What to do
Copy out the lines that have "diagram" in them.

Records provided
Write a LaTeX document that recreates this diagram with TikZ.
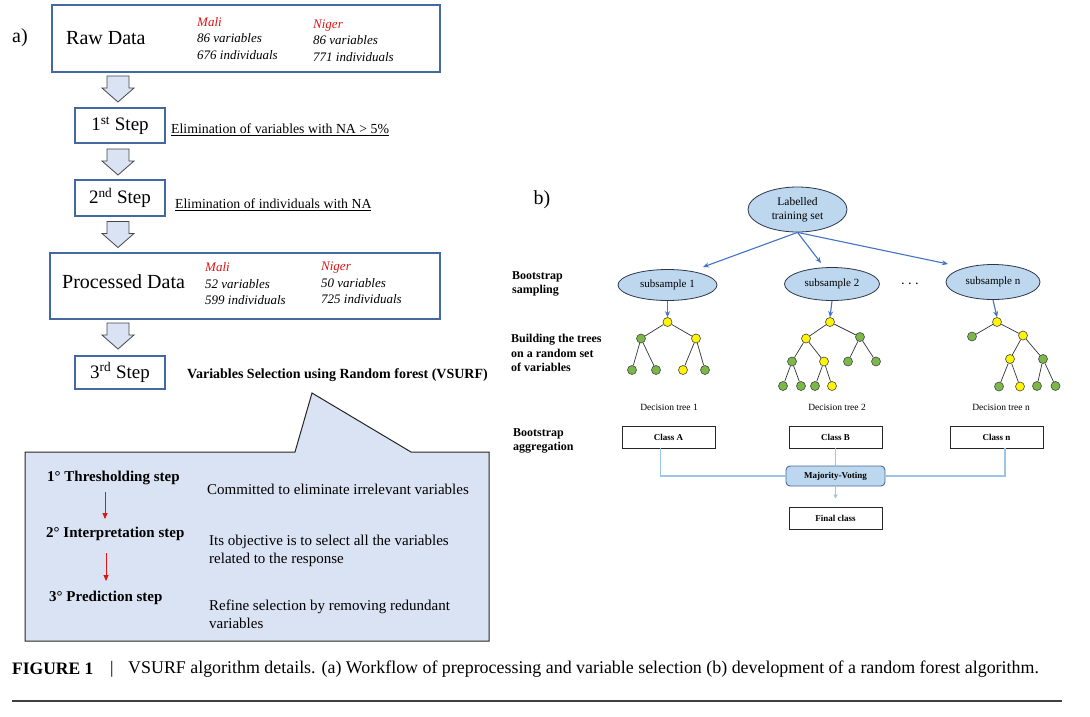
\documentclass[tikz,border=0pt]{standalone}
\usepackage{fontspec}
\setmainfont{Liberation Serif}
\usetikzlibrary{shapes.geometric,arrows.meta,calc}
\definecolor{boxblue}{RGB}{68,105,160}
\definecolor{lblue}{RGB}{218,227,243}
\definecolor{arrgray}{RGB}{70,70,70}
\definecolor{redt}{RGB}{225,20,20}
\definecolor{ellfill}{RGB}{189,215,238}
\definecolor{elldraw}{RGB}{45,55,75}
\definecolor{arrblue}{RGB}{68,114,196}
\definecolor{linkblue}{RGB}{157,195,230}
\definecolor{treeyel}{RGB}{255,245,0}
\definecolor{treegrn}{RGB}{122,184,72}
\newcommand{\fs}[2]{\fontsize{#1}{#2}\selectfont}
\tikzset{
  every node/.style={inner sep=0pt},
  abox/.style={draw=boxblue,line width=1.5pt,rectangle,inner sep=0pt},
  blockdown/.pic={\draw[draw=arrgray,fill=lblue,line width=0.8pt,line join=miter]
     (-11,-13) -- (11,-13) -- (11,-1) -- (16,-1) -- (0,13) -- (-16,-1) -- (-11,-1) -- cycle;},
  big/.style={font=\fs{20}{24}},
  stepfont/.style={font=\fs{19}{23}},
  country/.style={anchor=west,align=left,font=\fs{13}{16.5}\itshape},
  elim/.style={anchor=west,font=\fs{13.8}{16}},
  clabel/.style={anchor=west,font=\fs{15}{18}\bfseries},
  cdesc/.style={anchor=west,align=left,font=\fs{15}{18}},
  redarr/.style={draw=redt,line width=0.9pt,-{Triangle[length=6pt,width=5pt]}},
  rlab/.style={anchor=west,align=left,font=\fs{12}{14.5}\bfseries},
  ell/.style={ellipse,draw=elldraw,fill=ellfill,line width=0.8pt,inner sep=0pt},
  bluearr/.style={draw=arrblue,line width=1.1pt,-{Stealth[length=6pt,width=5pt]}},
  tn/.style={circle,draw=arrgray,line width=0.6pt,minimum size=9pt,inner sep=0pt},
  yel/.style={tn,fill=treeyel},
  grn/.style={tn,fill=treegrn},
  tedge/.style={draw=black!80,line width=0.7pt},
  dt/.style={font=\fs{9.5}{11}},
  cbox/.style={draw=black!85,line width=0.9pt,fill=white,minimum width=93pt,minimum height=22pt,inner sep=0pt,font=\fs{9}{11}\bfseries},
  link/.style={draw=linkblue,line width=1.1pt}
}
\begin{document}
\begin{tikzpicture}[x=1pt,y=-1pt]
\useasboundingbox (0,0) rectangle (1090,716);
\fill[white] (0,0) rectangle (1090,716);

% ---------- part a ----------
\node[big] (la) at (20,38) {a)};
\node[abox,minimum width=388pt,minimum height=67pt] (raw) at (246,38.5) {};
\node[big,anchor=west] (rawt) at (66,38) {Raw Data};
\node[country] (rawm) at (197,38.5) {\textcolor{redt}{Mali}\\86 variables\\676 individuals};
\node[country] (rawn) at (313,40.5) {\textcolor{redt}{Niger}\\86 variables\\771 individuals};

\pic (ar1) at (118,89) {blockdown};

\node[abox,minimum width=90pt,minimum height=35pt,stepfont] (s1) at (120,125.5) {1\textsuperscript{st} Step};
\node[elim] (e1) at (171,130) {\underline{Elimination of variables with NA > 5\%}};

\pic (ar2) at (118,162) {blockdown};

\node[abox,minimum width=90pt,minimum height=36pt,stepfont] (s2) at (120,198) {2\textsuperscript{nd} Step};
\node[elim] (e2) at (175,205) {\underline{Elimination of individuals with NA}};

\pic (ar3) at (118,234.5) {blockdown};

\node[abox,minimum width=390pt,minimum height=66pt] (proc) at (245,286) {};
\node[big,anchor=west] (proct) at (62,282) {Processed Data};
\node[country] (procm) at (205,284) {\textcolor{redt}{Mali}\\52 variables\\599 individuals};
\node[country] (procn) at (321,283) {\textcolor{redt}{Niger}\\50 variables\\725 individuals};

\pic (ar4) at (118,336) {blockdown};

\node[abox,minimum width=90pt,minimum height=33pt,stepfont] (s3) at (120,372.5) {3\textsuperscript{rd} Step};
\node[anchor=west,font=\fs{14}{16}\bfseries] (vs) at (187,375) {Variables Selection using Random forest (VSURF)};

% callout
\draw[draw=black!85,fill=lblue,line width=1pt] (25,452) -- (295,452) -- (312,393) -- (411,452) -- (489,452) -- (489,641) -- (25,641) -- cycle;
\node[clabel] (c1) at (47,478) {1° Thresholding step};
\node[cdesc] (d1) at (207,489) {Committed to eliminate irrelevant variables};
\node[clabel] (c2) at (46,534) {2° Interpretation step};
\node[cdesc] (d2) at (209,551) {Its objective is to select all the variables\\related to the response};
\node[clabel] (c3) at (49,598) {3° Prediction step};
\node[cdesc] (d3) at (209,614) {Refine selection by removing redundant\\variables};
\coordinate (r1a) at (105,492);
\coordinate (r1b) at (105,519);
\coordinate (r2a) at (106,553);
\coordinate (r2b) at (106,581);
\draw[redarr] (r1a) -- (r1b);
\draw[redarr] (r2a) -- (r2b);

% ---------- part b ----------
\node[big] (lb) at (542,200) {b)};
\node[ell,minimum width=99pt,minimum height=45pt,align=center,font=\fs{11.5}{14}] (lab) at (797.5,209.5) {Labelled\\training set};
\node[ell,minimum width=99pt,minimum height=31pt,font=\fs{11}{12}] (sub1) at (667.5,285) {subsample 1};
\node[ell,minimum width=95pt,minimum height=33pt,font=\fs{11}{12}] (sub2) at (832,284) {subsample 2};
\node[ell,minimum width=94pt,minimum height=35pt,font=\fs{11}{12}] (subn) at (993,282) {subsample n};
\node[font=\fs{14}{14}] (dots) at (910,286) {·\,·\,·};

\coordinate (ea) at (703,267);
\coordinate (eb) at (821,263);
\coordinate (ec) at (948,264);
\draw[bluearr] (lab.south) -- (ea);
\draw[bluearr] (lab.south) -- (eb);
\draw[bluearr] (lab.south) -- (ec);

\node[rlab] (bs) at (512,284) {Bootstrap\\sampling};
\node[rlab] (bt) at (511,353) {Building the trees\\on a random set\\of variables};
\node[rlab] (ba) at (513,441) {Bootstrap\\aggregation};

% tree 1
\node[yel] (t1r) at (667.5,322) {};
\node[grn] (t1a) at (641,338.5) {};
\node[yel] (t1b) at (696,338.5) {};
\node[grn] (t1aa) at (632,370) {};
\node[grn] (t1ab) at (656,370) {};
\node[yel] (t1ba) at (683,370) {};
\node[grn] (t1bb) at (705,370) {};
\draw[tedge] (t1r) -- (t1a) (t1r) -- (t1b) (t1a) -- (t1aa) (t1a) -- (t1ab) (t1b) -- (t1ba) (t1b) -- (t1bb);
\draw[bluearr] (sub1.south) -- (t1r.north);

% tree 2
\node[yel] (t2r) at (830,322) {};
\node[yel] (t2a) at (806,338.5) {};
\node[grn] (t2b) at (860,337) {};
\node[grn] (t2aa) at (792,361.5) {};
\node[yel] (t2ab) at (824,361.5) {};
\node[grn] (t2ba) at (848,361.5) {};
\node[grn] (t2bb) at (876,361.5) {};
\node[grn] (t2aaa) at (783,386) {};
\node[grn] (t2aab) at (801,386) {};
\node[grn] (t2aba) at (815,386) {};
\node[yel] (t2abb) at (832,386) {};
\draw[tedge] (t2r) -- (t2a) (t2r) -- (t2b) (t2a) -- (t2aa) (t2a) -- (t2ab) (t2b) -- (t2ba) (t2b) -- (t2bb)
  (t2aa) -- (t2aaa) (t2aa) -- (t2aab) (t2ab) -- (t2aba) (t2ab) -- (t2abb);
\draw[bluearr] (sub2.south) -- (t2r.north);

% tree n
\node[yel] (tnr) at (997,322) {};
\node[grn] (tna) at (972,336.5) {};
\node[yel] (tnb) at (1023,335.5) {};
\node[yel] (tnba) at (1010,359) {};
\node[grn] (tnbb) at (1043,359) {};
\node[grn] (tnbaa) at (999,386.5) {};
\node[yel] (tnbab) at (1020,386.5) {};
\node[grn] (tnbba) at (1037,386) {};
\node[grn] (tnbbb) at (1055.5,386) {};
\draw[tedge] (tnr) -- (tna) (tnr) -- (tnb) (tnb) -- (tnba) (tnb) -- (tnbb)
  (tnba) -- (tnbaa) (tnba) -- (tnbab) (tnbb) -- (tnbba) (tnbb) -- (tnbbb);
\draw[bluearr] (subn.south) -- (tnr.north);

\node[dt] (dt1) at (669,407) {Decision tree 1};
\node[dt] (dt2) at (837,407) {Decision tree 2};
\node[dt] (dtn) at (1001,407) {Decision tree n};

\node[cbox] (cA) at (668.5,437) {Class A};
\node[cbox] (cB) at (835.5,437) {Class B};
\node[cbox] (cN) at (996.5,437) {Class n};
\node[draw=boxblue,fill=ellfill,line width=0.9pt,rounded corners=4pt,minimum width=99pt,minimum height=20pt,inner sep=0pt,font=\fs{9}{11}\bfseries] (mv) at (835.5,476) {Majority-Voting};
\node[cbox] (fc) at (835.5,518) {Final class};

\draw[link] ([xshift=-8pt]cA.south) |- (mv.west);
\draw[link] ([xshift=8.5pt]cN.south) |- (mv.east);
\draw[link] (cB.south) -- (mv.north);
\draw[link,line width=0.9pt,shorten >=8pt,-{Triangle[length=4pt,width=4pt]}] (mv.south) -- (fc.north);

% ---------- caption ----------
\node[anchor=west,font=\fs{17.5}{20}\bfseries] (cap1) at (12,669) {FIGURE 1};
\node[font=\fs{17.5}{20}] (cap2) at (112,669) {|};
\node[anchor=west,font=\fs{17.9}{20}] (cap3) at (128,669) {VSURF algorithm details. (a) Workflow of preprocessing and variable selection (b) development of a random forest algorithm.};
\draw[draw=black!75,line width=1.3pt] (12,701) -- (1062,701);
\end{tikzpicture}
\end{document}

...

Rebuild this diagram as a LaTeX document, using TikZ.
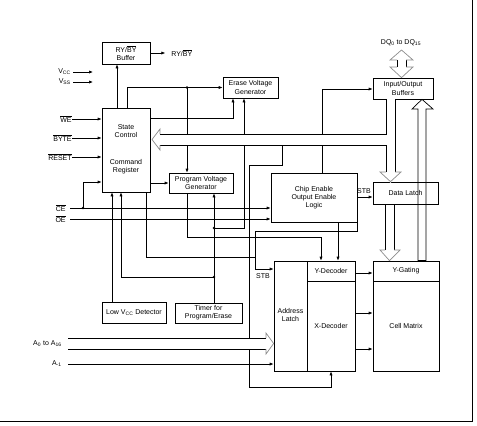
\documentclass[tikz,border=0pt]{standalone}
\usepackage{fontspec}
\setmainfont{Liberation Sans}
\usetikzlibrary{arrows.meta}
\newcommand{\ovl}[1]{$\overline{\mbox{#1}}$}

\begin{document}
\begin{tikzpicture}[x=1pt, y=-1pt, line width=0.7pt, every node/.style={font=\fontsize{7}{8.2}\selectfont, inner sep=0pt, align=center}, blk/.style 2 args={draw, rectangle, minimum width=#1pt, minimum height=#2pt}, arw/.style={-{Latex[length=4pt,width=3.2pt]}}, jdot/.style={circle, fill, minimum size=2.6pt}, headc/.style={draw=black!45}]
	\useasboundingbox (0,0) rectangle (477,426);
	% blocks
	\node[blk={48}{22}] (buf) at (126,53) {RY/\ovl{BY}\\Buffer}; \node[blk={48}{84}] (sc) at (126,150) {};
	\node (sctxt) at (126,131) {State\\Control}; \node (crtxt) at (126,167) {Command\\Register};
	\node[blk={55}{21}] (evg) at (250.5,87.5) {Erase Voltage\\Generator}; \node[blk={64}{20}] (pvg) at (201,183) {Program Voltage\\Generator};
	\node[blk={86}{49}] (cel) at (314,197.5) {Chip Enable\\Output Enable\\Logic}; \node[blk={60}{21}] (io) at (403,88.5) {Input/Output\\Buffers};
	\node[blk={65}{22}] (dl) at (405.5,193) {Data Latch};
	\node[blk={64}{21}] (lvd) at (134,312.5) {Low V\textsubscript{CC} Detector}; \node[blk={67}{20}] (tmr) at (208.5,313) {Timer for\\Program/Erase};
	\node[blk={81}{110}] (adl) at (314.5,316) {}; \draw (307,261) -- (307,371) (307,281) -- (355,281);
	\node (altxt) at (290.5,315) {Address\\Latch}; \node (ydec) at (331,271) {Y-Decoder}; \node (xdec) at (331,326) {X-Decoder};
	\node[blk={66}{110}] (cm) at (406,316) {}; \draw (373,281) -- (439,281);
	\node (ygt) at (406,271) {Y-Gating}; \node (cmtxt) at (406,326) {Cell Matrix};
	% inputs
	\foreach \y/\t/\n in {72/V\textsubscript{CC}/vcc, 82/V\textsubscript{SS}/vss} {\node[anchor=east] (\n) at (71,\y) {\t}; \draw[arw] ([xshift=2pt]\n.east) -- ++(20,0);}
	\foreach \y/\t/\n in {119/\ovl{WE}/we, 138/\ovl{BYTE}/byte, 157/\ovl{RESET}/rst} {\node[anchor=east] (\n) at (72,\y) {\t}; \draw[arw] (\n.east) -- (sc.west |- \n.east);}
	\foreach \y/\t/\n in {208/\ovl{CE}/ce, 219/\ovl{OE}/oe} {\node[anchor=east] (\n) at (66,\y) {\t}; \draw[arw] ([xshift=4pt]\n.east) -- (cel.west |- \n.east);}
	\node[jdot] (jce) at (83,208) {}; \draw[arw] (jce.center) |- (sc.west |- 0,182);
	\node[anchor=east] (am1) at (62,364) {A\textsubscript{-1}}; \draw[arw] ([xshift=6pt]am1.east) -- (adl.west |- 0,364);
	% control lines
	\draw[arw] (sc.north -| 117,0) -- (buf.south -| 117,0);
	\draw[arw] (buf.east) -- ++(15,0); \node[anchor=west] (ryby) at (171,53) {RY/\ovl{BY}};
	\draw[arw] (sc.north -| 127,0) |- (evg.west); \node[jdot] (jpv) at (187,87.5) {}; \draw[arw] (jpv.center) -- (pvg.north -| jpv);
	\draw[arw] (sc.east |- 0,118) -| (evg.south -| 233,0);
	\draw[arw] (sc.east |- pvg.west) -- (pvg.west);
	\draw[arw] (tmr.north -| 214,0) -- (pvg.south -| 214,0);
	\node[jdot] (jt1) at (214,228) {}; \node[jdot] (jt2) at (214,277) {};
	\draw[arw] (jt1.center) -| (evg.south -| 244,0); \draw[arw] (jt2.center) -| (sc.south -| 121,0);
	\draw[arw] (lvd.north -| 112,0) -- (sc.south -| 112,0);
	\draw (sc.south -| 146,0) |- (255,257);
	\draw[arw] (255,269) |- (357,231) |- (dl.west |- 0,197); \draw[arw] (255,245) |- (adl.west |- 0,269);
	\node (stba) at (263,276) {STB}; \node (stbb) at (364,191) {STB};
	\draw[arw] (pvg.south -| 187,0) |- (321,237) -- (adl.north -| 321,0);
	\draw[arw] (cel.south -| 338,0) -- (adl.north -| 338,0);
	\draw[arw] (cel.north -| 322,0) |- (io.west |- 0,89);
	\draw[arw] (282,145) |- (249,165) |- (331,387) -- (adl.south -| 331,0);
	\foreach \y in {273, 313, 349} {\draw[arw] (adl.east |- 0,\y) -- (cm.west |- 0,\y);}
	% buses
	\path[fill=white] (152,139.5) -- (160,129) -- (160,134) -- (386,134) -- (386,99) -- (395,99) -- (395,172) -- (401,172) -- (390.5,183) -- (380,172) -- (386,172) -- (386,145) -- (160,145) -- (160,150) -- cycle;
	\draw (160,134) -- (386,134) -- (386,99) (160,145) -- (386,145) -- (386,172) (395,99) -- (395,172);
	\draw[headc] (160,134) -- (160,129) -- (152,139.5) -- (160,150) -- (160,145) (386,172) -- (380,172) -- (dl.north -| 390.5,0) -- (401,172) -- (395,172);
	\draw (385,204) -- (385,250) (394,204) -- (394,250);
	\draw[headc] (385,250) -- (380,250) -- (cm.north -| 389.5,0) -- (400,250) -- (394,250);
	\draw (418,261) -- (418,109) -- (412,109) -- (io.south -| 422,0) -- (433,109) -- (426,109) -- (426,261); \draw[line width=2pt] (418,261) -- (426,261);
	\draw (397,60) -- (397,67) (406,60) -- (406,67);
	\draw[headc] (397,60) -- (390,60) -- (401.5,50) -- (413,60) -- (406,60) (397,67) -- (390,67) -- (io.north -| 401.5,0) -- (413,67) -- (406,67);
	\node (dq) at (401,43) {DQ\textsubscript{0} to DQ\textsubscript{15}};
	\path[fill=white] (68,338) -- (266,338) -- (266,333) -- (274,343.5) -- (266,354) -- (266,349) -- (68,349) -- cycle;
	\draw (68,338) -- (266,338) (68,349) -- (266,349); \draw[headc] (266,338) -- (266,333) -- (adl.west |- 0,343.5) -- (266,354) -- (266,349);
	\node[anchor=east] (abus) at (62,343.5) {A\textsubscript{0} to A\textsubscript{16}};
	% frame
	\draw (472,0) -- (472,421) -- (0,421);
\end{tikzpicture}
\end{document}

==

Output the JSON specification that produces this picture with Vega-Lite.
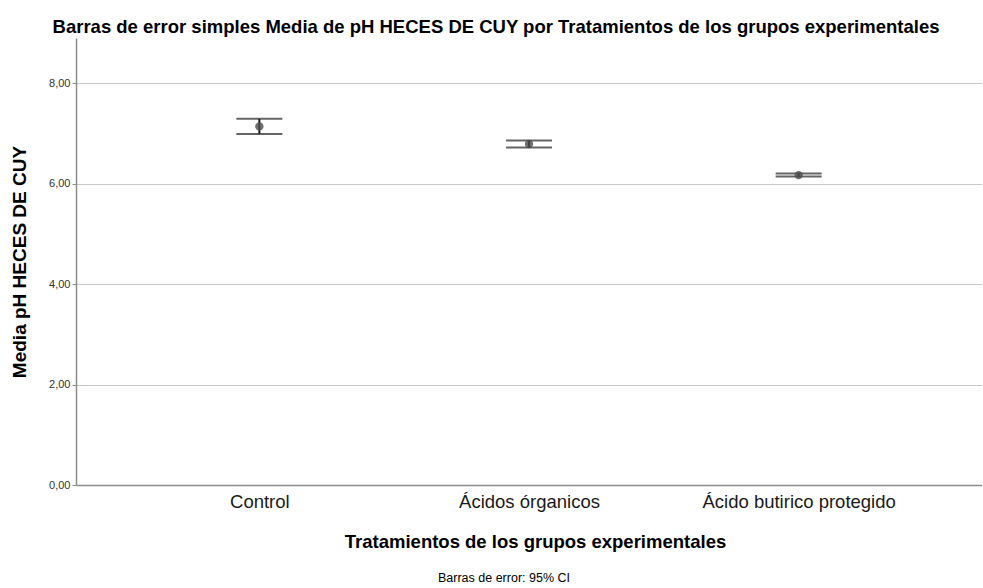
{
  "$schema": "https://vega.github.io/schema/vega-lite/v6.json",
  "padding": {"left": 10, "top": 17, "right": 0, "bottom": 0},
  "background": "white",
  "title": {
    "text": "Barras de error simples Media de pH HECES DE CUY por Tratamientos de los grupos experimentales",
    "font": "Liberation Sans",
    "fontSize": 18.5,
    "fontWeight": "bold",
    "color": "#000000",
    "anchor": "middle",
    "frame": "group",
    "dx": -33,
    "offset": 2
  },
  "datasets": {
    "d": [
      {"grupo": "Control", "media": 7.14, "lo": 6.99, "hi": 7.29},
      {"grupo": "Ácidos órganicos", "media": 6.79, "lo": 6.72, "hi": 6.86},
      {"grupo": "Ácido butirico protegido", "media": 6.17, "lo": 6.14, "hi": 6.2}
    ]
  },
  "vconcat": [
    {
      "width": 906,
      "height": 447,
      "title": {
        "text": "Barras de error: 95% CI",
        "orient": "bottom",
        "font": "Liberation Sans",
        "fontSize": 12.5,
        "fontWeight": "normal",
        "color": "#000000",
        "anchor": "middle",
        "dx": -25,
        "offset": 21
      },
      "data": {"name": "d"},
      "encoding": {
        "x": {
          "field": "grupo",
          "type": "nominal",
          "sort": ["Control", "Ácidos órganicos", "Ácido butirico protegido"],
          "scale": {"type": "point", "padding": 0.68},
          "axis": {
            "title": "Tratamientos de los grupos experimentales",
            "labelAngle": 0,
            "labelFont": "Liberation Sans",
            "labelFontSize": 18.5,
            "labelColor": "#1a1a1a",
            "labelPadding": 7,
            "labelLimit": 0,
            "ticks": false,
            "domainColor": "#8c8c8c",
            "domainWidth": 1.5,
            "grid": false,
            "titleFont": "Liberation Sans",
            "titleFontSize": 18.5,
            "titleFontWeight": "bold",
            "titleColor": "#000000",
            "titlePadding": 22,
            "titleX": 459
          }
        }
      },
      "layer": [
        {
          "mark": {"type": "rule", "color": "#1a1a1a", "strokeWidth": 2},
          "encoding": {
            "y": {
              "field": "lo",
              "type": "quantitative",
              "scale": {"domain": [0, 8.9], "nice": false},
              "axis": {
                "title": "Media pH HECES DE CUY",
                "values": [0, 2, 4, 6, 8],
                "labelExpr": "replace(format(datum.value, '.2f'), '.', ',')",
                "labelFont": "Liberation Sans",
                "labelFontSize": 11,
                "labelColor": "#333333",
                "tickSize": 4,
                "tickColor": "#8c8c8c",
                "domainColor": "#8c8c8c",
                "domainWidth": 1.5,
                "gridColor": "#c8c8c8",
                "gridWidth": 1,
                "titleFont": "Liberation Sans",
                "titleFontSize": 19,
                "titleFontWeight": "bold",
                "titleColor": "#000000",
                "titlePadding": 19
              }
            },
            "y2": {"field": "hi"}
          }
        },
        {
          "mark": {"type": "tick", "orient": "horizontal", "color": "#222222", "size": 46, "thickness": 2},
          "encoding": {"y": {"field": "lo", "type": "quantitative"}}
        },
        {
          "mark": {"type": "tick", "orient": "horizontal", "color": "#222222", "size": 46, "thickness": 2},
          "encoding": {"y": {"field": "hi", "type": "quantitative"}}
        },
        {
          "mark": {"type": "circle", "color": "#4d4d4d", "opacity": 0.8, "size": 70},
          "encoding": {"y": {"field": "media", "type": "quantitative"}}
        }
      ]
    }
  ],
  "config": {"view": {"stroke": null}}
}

Expected answer
Write a LaTeX document that recreates this diagram with TikZ.
Rebuild this diagram as a LaTeX document, using TikZ.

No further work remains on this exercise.